I’m pleased to report we’re home at last!  At last – without a crazy amount to do, with all my beautiful supplies and tools right in front of me, in my studio, in the kitchen!  Bliss.  We got back late Wednesday night (the same day I took these pictures), and the last thing I did before falling asleep was read the last chapter of a really interesting book I’ve been working my way through, Body and Earth by Andrea Olsen.  It was the textbook to a class one of my cousins took at Middlebury College.  My aunt read it too, she kept talking about how much she liked it, and finally they let me borrow a copy.

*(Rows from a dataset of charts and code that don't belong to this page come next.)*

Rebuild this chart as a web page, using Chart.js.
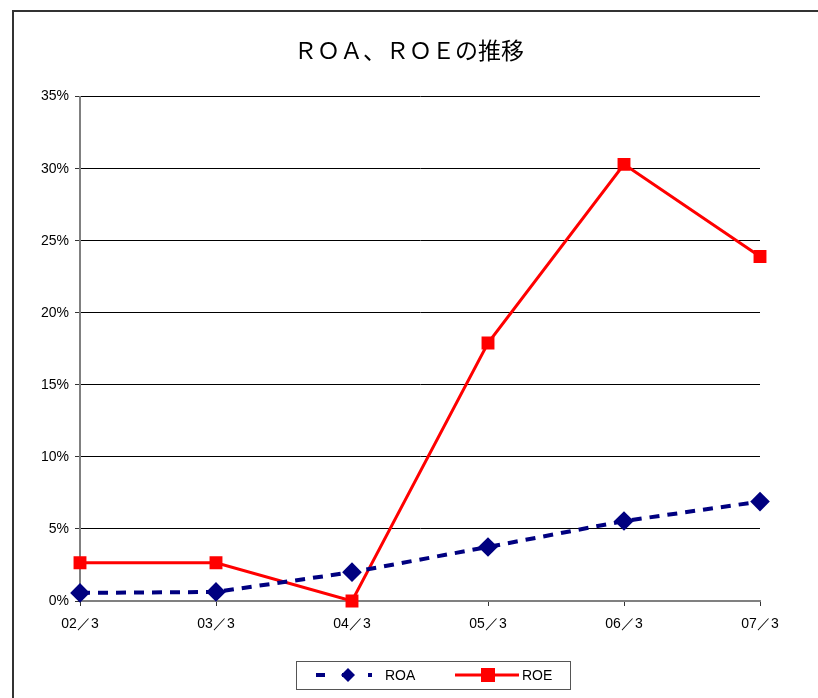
<!DOCTYPE html>
<html>
<head>
<meta charset="utf-8">
<script src="https://cdn.jsdelivr.net/npm/chart.js@4"></script>
<style>
  html, body { margin: 0; padding: 0; background: #fff; }
  #frame { position: absolute; left: 12px; top: 10px; width: 900px; height: 800px; border: 2px solid #333; box-sizing: border-box; }
  #wrap { position: absolute; left: 0; top: 0; width: 818px; height: 698px; }
</style>
</head>
<body>
<div id="frame"></div>
<div id="wrap"><canvas id="chart"></canvas></div>
<script>
var labels = ['02／3', '03／3', '04／3', '05／3', '06／3', '07／3'];
var roa = [0.56, 0.63, 2.0, 3.75, 5.55, 6.9];
var roe = [2.65, 2.65, 0.0, 17.9, 30.3, 23.9];

var tickFont = { family: 'Liberation Sans, Arial, sans-serif', size: 14 };

// legend drawn inside a bordered box at the bottom
var boxLegend = {
    id: 'boxLegend',
    afterDraw: function (chart) {
        var c = chart.ctx;
        var x0 = 296, y0 = 661, w = 274, h = 28, cy = y0 + h / 2;
        c.save();
        c.strokeStyle = '#555';
        c.lineWidth = 1;
        c.strokeRect(x0 + 0.5, y0 + 0.5, w, h);

        var ds = chart.data.datasets;
        // ROA
        c.strokeStyle = ds[0].borderColor;
        c.lineWidth = 4;
        c.setLineDash([9, 17]);
        c.beginPath();
        c.moveTo(316, cy);
        c.lineTo(372, cy);
        c.stroke();
        c.setLineDash([]);
        c.fillStyle = ds[0].pointBackgroundColor;
        c.beginPath();
        c.moveTo(348, cy - 7);
        c.lineTo(355, cy);
        c.lineTo(348, cy + 7);
        c.lineTo(341, cy);
        c.closePath();
        c.fill();
        // ROE
        c.strokeStyle = ds[1].borderColor;
        c.lineWidth = 3;
        c.beginPath();
        c.moveTo(455, cy);
        c.lineTo(519, cy);
        c.stroke();
        c.fillStyle = ds[1].pointBackgroundColor;
        c.fillRect(481, cy - 7, 14, 14);

        c.fillStyle = '#000';
        c.font = '14px Liberation Sans, Arial, sans-serif';
        c.textBaseline = 'middle';
        c.fillText(ds[0].label, 385, cy + 1);
        c.fillText(ds[1].label, 522, cy + 1);
        c.restore();
    }
};

new Chart(document.getElementById('chart'), {
    type: 'line',
    data: {
        labels: labels,
        datasets: [{
            label: 'ROA',
            data: roa,
            borderColor: '#000080',
            borderWidth: 4,
            borderDash: [10, 8],
            pointStyle: 'rectRot',
            pointRadius: 7,
            pointBackgroundColor: '#000080',
            pointBorderColor: '#000080',
            tension: 0
        }, {
            label: 'ROE',
            data: roe,
            borderColor: '#ff0000',
            borderWidth: 3,
            pointStyle: 'rect',
            pointRadius: 7,
            pointBackgroundColor: '#ff0000',
            pointBorderColor: '#ff0000',
            tension: 0
        }]
    },
    options: {
        responsive: true,
        maintainAspectRatio: false,
        animation: false,
        clip: false,
        layout: { padding: { top: 0, left: 0, right: 0, bottom: 57 } },
        plugins: {
            legend: { display: false },
            tooltip: { enabled: false },
            title: {
                display: true,
                text: 'ＲＯＡ、ＲＯＥの推移',
                color: '#000',
                font: { family: 'Noto Sans CJK JP', size: 23, weight: 'normal' },
                padding: { top: 36, bottom: 33 }
            }
        },
        scales: {
            x: {
                offset: false,
                grid: { drawOnChartArea: false, drawTicks: true, tickLength: 5, color: '#333' },
                border: { color: '#808080', width: 2 },
                ticks: { color: '#000', font: tickFont, padding: 10, maxRotation: 0 },
                afterFit: function (s) { s.height = 40; }
            },
            y: {
                min: 0,
                max: 35,
                grid: { color: '#000', lineWidth: 1, tickLength: 5, tickColor: '#333' },
                border: { color: '#808080', width: 2 },
                ticks: {
                    stepSize: 5,
                    color: '#000',
                    font: tickFont,
                    padding: 6,
                    callback: function (v) { return v + '%'; }
                },
                afterFit: function (s) { s.width = 80; }
            },
            // empty right-hand margin so the title centres on the whole frame
            yRight: {
                position: 'right',
                min: 0,
                max: 35,
                grid: { display: false },
                border: { display: false },
                ticks: { display: false },
                afterFit: function (s) { s.width = 58; }
            }
        }
    },
    plugins: [boxLegend]
});
</script>
</body>
</html>
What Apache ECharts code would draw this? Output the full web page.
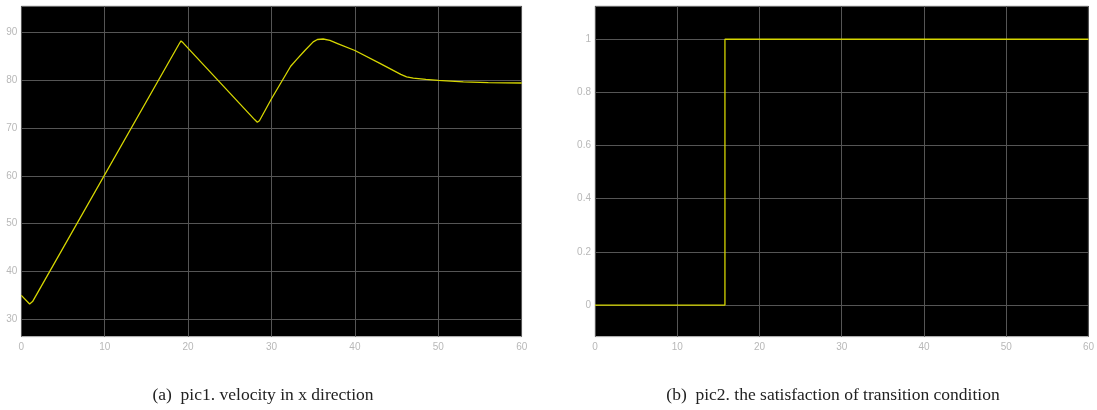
<!DOCTYPE html>
<html><head><meta charset="utf-8">
<style>html,body{margin:0;padding:0;background:#fff}#c{width:1097px;height:410px}</style>
<script src="https://cdn.jsdelivr.net/npm/echarts@6/dist/echarts.min.js"></script>
</head><body><div id="c"></div>
<script>
// Chart (a): velocity in x direction
const velTime = [0, 1.0, 1.15, 1.35, 18.9, 19.15, 19.4, 28.0, 28.3, 28.55, 30.0, 32.3, 33.0, 34.0, 35.0, 35.5, 36.2, 37.0, 38.0, 40.0, 43.0, 45.5, 46.2, 47.0, 48.5, 50.0, 53.0, 56.0, 60.0];
const velValue = [35.0, 33.2, 33.1, 33.7, 87.5, 88.2, 87.8, 71.7, 71.2, 71.5, 76.1, 82.9, 84.3, 86.2, 88.0, 88.5, 88.6, 88.3, 87.6, 86.2, 83.5, 81.2, 80.7, 80.4, 80.15, 79.95, 79.65, 79.5, 79.4];
const velTicks = [30, 40, 50, 60, 70, 80, 90];
// Chart (b): satisfaction of transition condition
const condTime = [0, 15.8, 15.8, 60];
const condValue = [0, 0, 1, 1];
const condTicks = [0, 0.2, 0.4, 0.6, 0.8, 1];
const captionA = '(a)  pic1. velocity in x direction';
const captionB = '(b)  pic2. the satisfaction of transition condition';

const chart = echarts.init(document.getElementById('c'), null, {renderer: 'canvas'});
const lbl = {color: '#b8b8b8', fontSize: 10, fontFamily: 'Liberation Sans', margin: 4};
const split = {show: true, lineStyle: {color: '#555555', width: 1}};
function xAxis(gi) {
  return {type: 'value', gridIndex: gi, min: 0, max: 60, interval: 10,
    axisLine: {show: false}, axisTick: {show: false},
    axisLabel: Object.assign({}, lbl, {margin: 6}), splitLine: split};
}
function yAxis(gi, min, max, ticks) {
  return {type: 'value', gridIndex: gi, min: min, max: max,
    axisLine: {show: false},
    axisTick: {show: false, customValues: ticks},
    axisLabel: Object.assign({}, lbl, {customValues: ticks, formatter: v => String(+v.toFixed(2))}),
    splitLine: split};
}
const yellow = '#d6d600';
const capStyle = {fontFamily: 'Liberation Serif', fontSize: 17.5, fontWeight: 'normal', color: '#222'};
chart.setOption({
  backgroundColor: '#ffffff',
  animation: false,
  title: [
    {text: captionA, left: 258, top: 381, textAlign: 'center', textStyle: capStyle},
    {text: captionB, left: 828, top: 381, textAlign: 'center', textStyle: capStyle}
  ],
  grid: [
    {left: 21.3, right: 575.3, top: 6, bottom: 73.3, show: true, backgroundColor: '#000', borderColor: '#c8c8c8', borderWidth: 1},
    {left: 595, right: 3.7, top: 6, bottom: 73.3, show: true, backgroundColor: '#000', borderColor: '#c8c8c8', borderWidth: 1}
  ],
  xAxis: [xAxis(0), xAxis(1)],
  yAxis: [yAxis(0, 26.36, 95.5, velTicks), yAxis(1, -0.119, 1.125, condTicks)],
  series: [
    {type: 'line', xAxisIndex: 0, yAxisIndex: 0, showSymbol: false,
     data: velTime.map((t, i) => [t, velValue[i]]), lineStyle: {color: yellow, width: 1.3}},
    {type: 'line', xAxisIndex: 1, yAxisIndex: 1, showSymbol: false,
     data: condTime.map((t, i) => [t, condValue[i]]), lineStyle: {color: yellow, width: 1.3}}
  ]
});
</script></body></html>
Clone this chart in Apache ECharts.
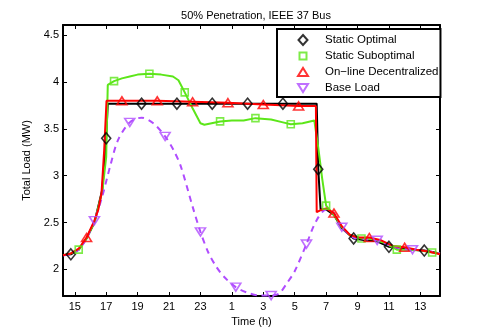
<!DOCTYPE html>
<html>
<head>
<meta charset="utf-8">
<script src="https://cdn.jsdelivr.net/npm/echarts@6/dist/echarts.min.js"></script>
<style>
  html, body { margin: 0; padding: 0; background: #fff; }
  #chart { width: 485px; height: 334px; }
</style>
</head>
<body>
<div id="chart"></div>
<script>
// time axis runs past midnight, so hours after 24 mean next day
const xTicks = [15, 17, 19, 21, 23, 25, 27, 29, 31, 33, 35, 37]
const yTicks = [2, 2.5, 3, 3.5, 4, 4.5]

// Static Optimal
const optHours = [14.25, 14.75, 15.25, 15.75, 16.25, 16.75, 17.0, 17.1, 19.25, 21.5, 23.75, 26.0, 28.25, 30.4, 30.5, 30.65, 31.0, 31.5, 32.0, 32.75, 33.5, 34.25, 35.0, 35.75, 36.5, 37.25, 38.25]
const optLoad = [2.15, 2.16, 2.21, 2.33, 2.50, 2.85, 3.40, 3.77, 3.77, 3.77, 3.77, 3.77, 3.77, 3.77, 3.07, 2.64, 2.64, 2.58, 2.44, 2.33, 2.31, 2.30, 2.24, 2.22, 2.21, 2.20, 2.17]
const optMarks = [14.75, 17.0, 19.25, 21.5, 23.75, 26.0, 28.25, 30.5, 32.75, 35.0, 37.25]

// Static Suboptimal
const subHours = [14.25, 14.75, 15.25, 15.75, 16.25, 16.75, 17.0, 17.1, 17.5, 18.0, 18.5, 19.0, 19.75, 20.5, 21.25, 21.6, 22.0, 22.5, 23.0, 23.25, 24.25, 25.0, 25.75, 26.5, 27.5, 28.25, 28.75, 29.5, 30.25, 30.5, 30.75, 31.0, 31.5, 32.0, 32.5, 33.25, 34.0, 34.75, 35.5, 36.25, 37.0, 37.75, 38.25]
const subLoad = [2.15, 2.17, 2.21, 2.33, 2.50, 2.83, 3.20, 3.97, 4.01, 4.04, 4.06, 4.08, 4.09, 4.08, 4.06, 4.02, 3.89, 3.72, 3.56, 3.545, 3.58, 3.59, 3.59, 3.615, 3.60, 3.57, 3.55, 3.56, 3.59, 3.30, 2.97, 2.68, 2.58, 2.45, 2.37, 2.33, 2.32, 2.28, 2.21, 2.21, 2.20, 2.18, 2.17]
const subMarks = [15.25, 17.5, 19.75, 22.0, 24.25, 26.5, 28.75, 31.0, 33.25, 35.5, 37.75]

// On-line Decentralized
const onHours = [14.25, 14.75, 15.25, 15.75, 16.25, 16.5, 16.7, 16.87, 17.02, 18.0, 20.25, 22.5, 24.75, 27.0, 29.25, 30.35, 30.4, 30.75, 31.0, 31.5, 32.0, 32.5, 33.0, 33.75, 34.5, 35.25, 36.0, 36.75, 37.5, 38.25]
const onLoad = [2.15, 2.17, 2.22, 2.34, 2.52, 2.64, 2.81, 3.27, 3.80, 3.80, 3.80, 3.79, 3.78, 3.76, 3.745, 3.745, 2.61, 2.64, 2.65, 2.60, 2.46, 2.37, 2.34, 2.34, 2.31, 2.25, 2.235, 2.21, 2.19, 2.16]
const onMarks = [15.75, 18.0, 20.25, 22.5, 24.75, 27.0, 29.25, 31.5, 33.75, 36.0]

// Base Load
const baseHours = [14.25, 14.75, 15.25, 15.75, 16.25, 16.75, 17.25, 17.75, 18.5, 19.25, 20.0, 20.75, 21.3, 21.75, 22.5, 23.0, 23.5, 24.0, 24.5, 25.25, 26.0, 26.75, 27.5, 28.0, 28.5, 29.0, 29.75, 30.35, 31.0, 31.5, 32.0, 32.75, 33.5, 34.25, 35.0, 35.75, 36.5, 37.25, 38.25]
const baseLoad = [2.15, 2.16, 2.21, 2.33, 2.52, 2.78, 3.10, 3.38, 3.57, 3.62, 3.56, 3.42, 3.27, 3.10, 2.67, 2.40, 2.18, 2.03, 1.92, 1.81, 1.75, 1.72, 1.72, 1.74, 1.85, 1.98, 2.27, 2.51, 2.64, 2.60, 2.45, 2.34, 2.32, 2.31, 2.26, 2.22, 2.21, 2.20, 2.17]
const baseMarks = [16.25, 18.5, 20.75, 23.0, 25.25, 27.5, 29.75, 32.0, 34.25, 36.5]

const names = ['Static Optimal', 'Static Suboptimal', 'On\u2212line Decentralized', 'Base Load']
const colors = ['#000000', '#5ce619', '#ff0000', '#b04cff']

const font = "'Liberation Sans', Arial, Helvetica, sans-serif"

// legend icons: marker at the left of a wider box, so the label sits further right
const pad = 'M0,0 M22,10 '
const legendIcons = [
  'path://' + pad + 'M5,0 L9.5,5 L5,10 L0.5,5 Z',
  'path://' + pad + 'M1.5,1.5 L8.5,1.5 L8.5,8.5 L1.5,8.5 Z',
  'path://' + pad + 'M0,9 L10,9 L5,1 Z',
  'path://' + pad + 'M0,1 L10,1 L5,9 Z'
]

function pairs(hours, vals) {
  return hours.map((h, i) => [h, vals[i]])
}
function marks(hours, vals, at) {
  return pairs(hours, vals).filter(p => at.includes(p[0]))
}

function lineSeries(name, hours, vals, color, dashed, smooth) {
  return {
    name: name + ' line',
    type: 'line',
    data: pairs(hours, vals),
    showSymbol: false,
    smooth: smooth,
    clip: false,
    silent: true,
    lineStyle: { color: color, width: 2, type: dashed ? [6, 5] : 'solid' }
  }
}

function markSeries(name, hours, vals, at, color, symbol, size) {
  return {
    name: name,
    type: 'scatter',
    data: marks(hours, vals, at),
    symbol: symbol,
    symbolSize: size,
    clip: false,
    z: 5,
    itemStyle: { color: 'transparent', borderColor: color, borderWidth: 1.6 }
  }
}

const downTri = 'path://M0,0 L10,0 L5,8 Z'

const axisCommon = {
  type: 'value',
  axisLine: { show: true, onZero: false, lineStyle: { color: '#000', width: 2 } },
  axisTick: { show: true, inside: true, length: 4, lineStyle: { color: '#000', width: 1 } },
  splitLine: { show: false }
}

const chart = echarts.init(document.getElementById('chart'), null, { renderer: 'canvas' })

chart.setOption({
  backgroundColor: '#fff',
  animation: false,
  title: {
    text: '50% Penetration, IEEE 37 Bus',
    left: 251,
    textAlign: 'center',
    top: 5,
    textStyle: { fontFamily: font, fontSize: 11, fontWeight: 'normal', color: '#000' }
  },
  grid: { left: 63, right: 45, top: 25, bottom: 38 },
  legend: {
    data: names.map((n, i) => ({ name: n, icon: legendIcons[i] })),
    orient: 'vertical',
    left: 277,
    top: 29,
    padding: [5, 2, 3, 20],
    itemWidth: 22,
    itemHeight: 10,
    itemGap: 4,
    backgroundColor: '#fff',
    borderColor: '#000',
    borderWidth: 2,
    borderRadius: 0,
    textStyle: { fontFamily: font, fontSize: 11.5, color: '#000', lineHeight: 12 }
  },
  xAxis: [
    Object.assign({}, axisCommon, {
      position: 'bottom',
      min: 14.25,
      max: 38.25,
      name: 'Time (h)',
      nameLocation: 'middle',
      nameGap: 19,
      nameTextStyle: { fontFamily: font, fontSize: 11, color: '#000' },
      axisTick: Object.assign({}, axisCommon.axisTick, { customValues: xTicks }),
      axisLabel: {
        customValues: xTicks,
        margin: 5,
        fontFamily: font,
        fontSize: 11,
        color: '#000',
        formatter: v => String(Math.round(v) % 24)
      }
    }),
    Object.assign({}, axisCommon, {
      position: 'top',
      min: 14.25,
      max: 38.25,
      axisTick: Object.assign({}, axisCommon.axisTick, { customValues: xTicks }),
      axisLabel: { show: false }
    })
  ],
  yAxis: [
    Object.assign({}, axisCommon, {
      position: 'left',
      min: 1.715,
      max: 4.61,
      name: 'Total Load (MW)',
      nameLocation: 'middle',
      nameGap: 25,
      nameTextStyle: { fontFamily: font, fontSize: 11, color: '#000' },
      axisTick: Object.assign({}, axisCommon.axisTick, { customValues: yTicks }),
      axisLabel: {
        customValues: yTicks,
        margin: 4,
        fontFamily: font,
        fontSize: 11,
        color: '#000'
      }
    }),
    Object.assign({}, axisCommon, {
      position: 'right',
      min: 1.715,
      max: 4.61,
      axisTick: Object.assign({}, axisCommon.axisTick, { customValues: yTicks }),
      axisLabel: { show: false }
    })
  ],
  series: [
    lineSeries(names[0], optHours, optLoad, colors[0], false, false),
    lineSeries(names[1], subHours, subLoad, colors[1], false, false),
    lineSeries(names[3], baseHours, baseLoad, colors[3], true, 0.3),
    lineSeries(names[2], onHours, onLoad, colors[2], false, false),
    markSeries(names[0], optHours, optLoad, optMarks, colors[0], 'diamond', [9, 11]),
    markSeries(names[1], subHours, subLoad, subMarks, colors[1], 'rect', [7, 7]),
    markSeries(names[2], onHours, onLoad, onMarks, colors[2], 'triangle', [10, 8]),
    markSeries(names[3], baseHours, baseLoad, baseMarks, colors[3], downTri, [10, 8])
  ]
})

window.addEventListener('resize', () => {
  chart.resize()
})
</script>
</body>
</html>
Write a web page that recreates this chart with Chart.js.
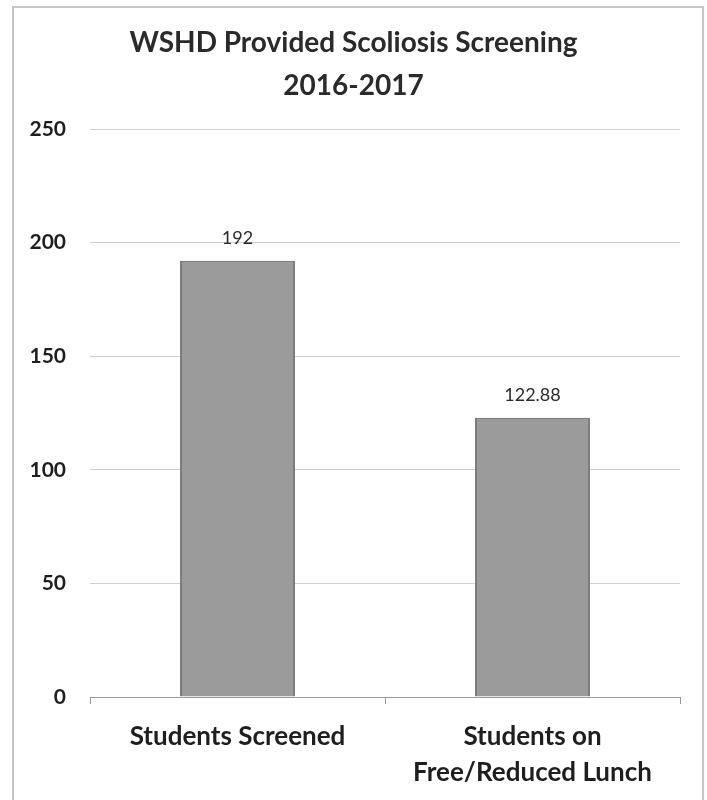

To be honest, it starts off a little bit, umm, out in left field for me – talking about our evolutionary history and how that relates to the way our bodies move.  But, it moves on pretty quickly into more concrete territory, talking about body processes, earth systems, and ways we can affect both, in a really integrative way that I loved.  I have been working on posture and healthy ways to work with my body a lot lately, and there are a lot of exercises and ideas in this book that I found really interesting and helpful.  But as far as just things to think about, the end of the book may be the best part.  There are a few chapters about connections between earth, body and society, again talking about how everything is related rather than each part on its own.  There are a couple of quotes in this part that speak to what I’m trying to say here.

 

 

Our culture breeds dissatisfaction in order to sell products . . .  As we realize that we are sensual beings, living as part of a world that delights the senses, we can distance ourselves from the cultural baggage of dissatisfaction.  We need less, not more, to experience a full life.

 

 

As we commodify art and creativity, we see art as other and creativity as foreign, rather than familiar.  In the process, we risk losing access to our deepest visions and our intuitive resources.   Conversely, as we reclaim creativity, we engage the unknown on a daily basis and listen for truth.

 

 

We have grown accustomed to high-end art: perfect recordings, museum paintings, and multimillion-dollar films.  But creativity is personal.  As we participate in the process, we recognize that it is not just about observing, not just about buying and consuming, alienating ourselves from our own creativity.  It is about participating in the creative universe we live in.

 

 

It seemed fitting somehow that as I finished this book, we came back into the landscape of my childhood, the places I feel the most connected to.  When we started into the plains and mountains of southwest Colorado, I felt such a tug on my heart, it’s not just that this place is beautiful (spectacular this time of year as the leaves change), it’s that I love it and I feel rooted here.  The desert, so close and yet so different, I love it too, even though I hated it driving across it as a kid, it seemed so empty.  It still seems stark, but so open, so subtle, so much a part of my home.

 

 

Just the clouds are amazing.  I’ll be back soon with more on participating in our creative universe!